Life starting in a temporary house

Sometimes a couple of tomato and cucumber plants in a pot are just what they seem. But sometimes they can be a symbol of a whole lot more: in the case of Yuki Kumagai and his wife Teruko, whose house was destroyed in Japan’s fearsome Tsunami, they are just a little bit of home.

“We had all our important documents stored in a safe place, so we were able to keep hold of them.” But that was just about all they were able to salvage, says Mr. Kumagai, 74, as we chat to him, standing on the porch of the couple’s prefabricated temporary home on the grounds of Junior High school.

It wasn’t his first experience of a tsunami. “About 35 years ago, when there was a big earthquake in Chile, we had a tsunami here,” said the semi-retired administrator of a care home for elderly people.

But this was far and away the most catastrophic that people have witnessed. From the vantage point of the old people’s home, he watched the couple’s house being swept away. Luckily, he and his wife were able to drive to safer ground.

Not everyone was so lucky. Among the few recognisable objects in the mass of debris that still remains – although it is slowly being processed by mechanical diggers pecking at it like giant vultures – are the cars that have been crushed and mangled by the force of the tsunami as if by a garbage compactor.

“Only the lucky first 30 per cent of the cars made it to safety,” before the others got caught in a traffic jam, which spelled doom for many of their occupants, says one survivor in the town of Otsuchi, further down the devastated coastline.

Yet we can see that amid all the destruction, Mr. and Mrs. Kumagai, are slowly getting their lives back together again.
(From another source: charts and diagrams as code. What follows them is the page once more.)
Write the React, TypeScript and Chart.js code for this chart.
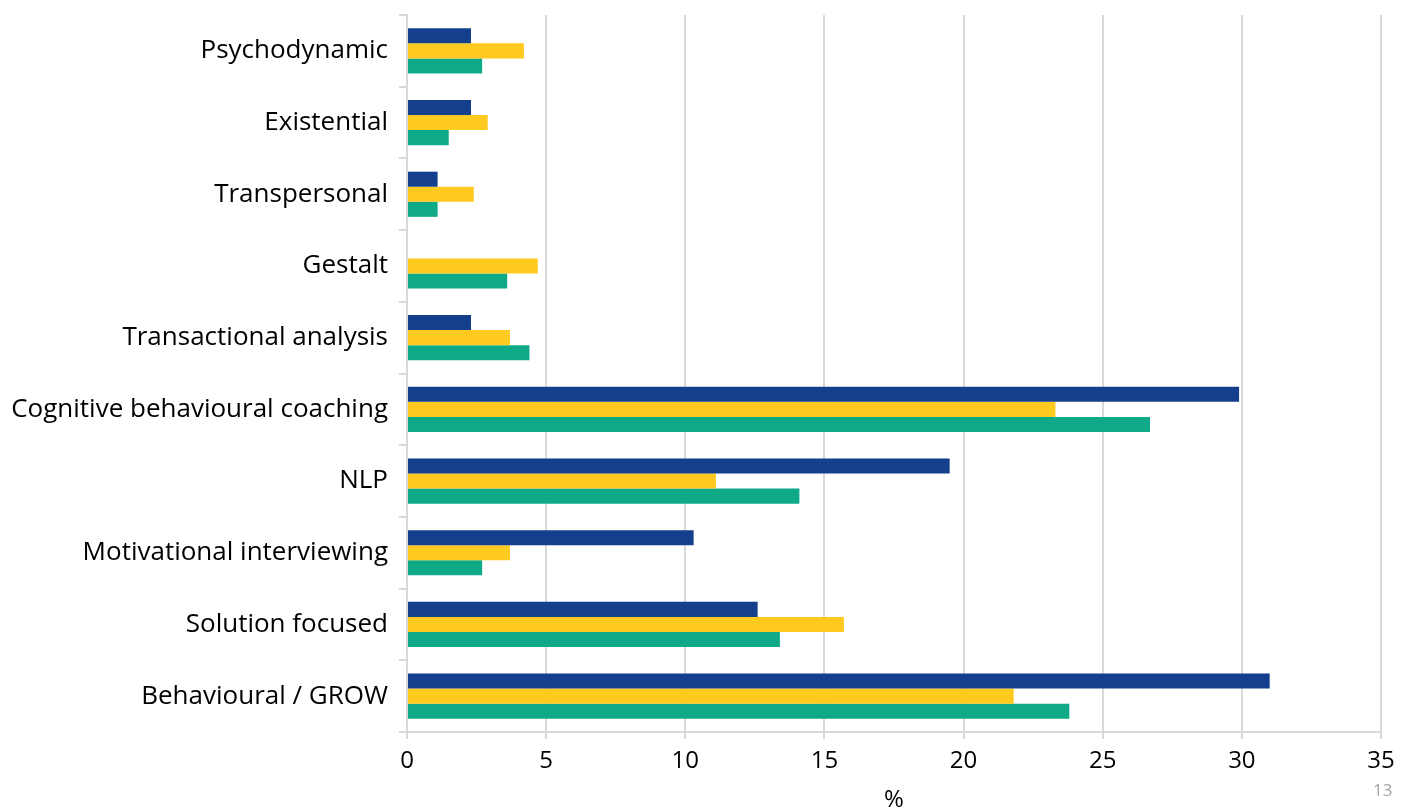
import React, { useEffect, useRef } from "react";
import { Chart, registerables } from "chart.js";

Chart.register(...registerables);

const categories = [
  "Psychodynamic",
  "Existential",
  "Transpersonal",
  "Gestalt",
  "Transactional analysis",
  "Cognitive behavioural coaching",
  "NLP",
  "Motivational interviewing",
  "Solution focused",
  "Behavioural / GROW",
];

const seriesBlue = [2.3, 2.3, 1.1, 0, 2.3, 29.9, 19.5, 10.3, 12.6, 31.0];
const seriesYellow = [4.2, 2.9, 2.4, 4.7, 3.7, 23.3, 11.1, 3.7, 15.7, 21.8];
const seriesGreen = [2.7, 1.5, 1.1, 3.6, 4.4, 26.7, 14.1, 2.7, 13.4, 23.8];

const xTicks = [0, 5, 10, 15, 20, 25, 30, 35];
const axisTitle = "%";
const pageNumber = "13";

const FONT = "'Open Sans', 'Noto Sans', sans-serif";

export default function App() {
  const canvasRef = useRef<HTMLCanvasElement | null>(null);

  useEffect(() => {
    document.body.style.margin = "0";
    const canvas = canvasRef.current;
    if (!canvas) return;
    const chart = new Chart(canvas, {
      type: "bar",
      data: {
        labels: categories,
        datasets: [
          { label: "Series 1", data: seriesBlue, backgroundColor: "#143F8C" },
          { label: "Series 2", data: seriesYellow, backgroundColor: "#FFCA1F" },
          { label: "Series 3", data: seriesGreen, backgroundColor: "#0EA987" },
        ],
      },
      options: {
        indexAxis: "y",
        responsive: false,
        animation: false,
        maintainAspectRatio: false,
        layout: { padding: { top: 15, right: 37, left: 0, bottom: 0 } },
        datasets: {
          bar: { categoryPercentage: 0.63, barPercentage: 1.0 },
        },
        plugins: {
          legend: { display: false },
          tooltip: { enabled: false },
        },
        scales: {
          x: {
            min: 0,
            max: 35,
            afterBuildTicks: (scale: any) => {
              scale.ticks = xTicks.map((v) => ({ value: v }));
            },
            afterFit: (scale: any) => {
              scale.height = 78;
              scale.paddingLeft = 0;
              scale.paddingRight = 0;
            },
            grid: {
              color: "#d9d9d9",
              lineWidth: 2,
              tickLength: 7,
            },
            border: { color: "#d9d9d9", width: 2 },
            ticks: {
              color: "#000",
              font: { family: FONT, size: 24 },
              padding: 8,
              maxRotation: 0,
            },
            title: {
              display: true,
              text: axisTitle,
              color: "#000",
              font: { family: FONT, size: 24, lineHeight: 0.8 },
              padding: { top: 0, bottom: 0 },
            },
          },
          y: {
            afterFit: (scale: any) => {
              scale.width = 407;
              scale.paddingTop = 0;
              scale.paddingBottom = 0;
            },
            grid: {
              offset: true,
              drawOnChartArea: false,
              color: "#d9d9d9",
              lineWidth: 2,
              tickLength: 8,
            },
            border: { color: "#d9d9d9", width: 2 },
            ticks: {
              color: "#000",
              font: { family: FONT, size: 26 },
              padding: 11,
            },
          },
        },
      },
    });
    return () => chart.destroy();
  }, []);

  return (
    <div style={{ position: "relative", width: 1418, height: 810, background: "#fff" }}>
      <canvas ref={canvasRef} width={1418} height={810} style={{ display: "block" }} />
      <div
        style={{
          position: "absolute",
          left: 1373,
          top: 778,
          fontFamily: FONT,
          fontSize: 17,
          color: "#a6a6a6",
        }}
      >
        {pageNumber}
      </div>
    </div>
  );
}
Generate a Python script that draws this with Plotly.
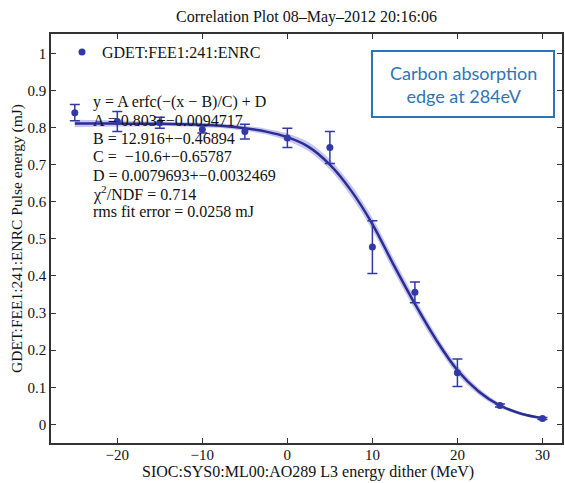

Like tens of thousands of other families recently moved into temporary prefabricated housing, they’ve been given a package of six electrical household appliances (television set, refrigerator, washing machine, rice cooker and microwave oven, hot water dispenser) by the Japanese Red Cross Society(JRCS). (Some 8,000 of these households are being helped through funding from ECHO(European Commission Humanitarian Aid & Civil Protection), the humanitarian arm of the EU.)

“We’re extremely grateful for this help, because it would have been hard for us to find the money to buy these things ourselves,” says Mr. Kumagai.

While the household appliances have been financed by donations received through foreign Red Cross and Red Crescent Societies, the Kumagais have also received a cash grant, distributed through the local government, but made up of money donated to the Japanese Red Cross directly.

“A lot of that money has been vital for food and basic necessities,” says Mrs. Kumagai.

The couple have been told they’ll have to spend at least two years in this temporary home, before they can expect to move into a new permanent housing.

When you consider the enormous task of clearing the debris, of finding safe land to build on and of resurrecting the infrastructure in this remote but still highly developed region, that seems like a tall order in itself.

The Kumagais will gain consolation from their tomato and cucumber plants.
“We’ll eat the cucumber with miso paste,” one of the staples of Japanese cooking, says Teruko Kumagai. But the practical support from the JRCS and the local government will also play a vital role too.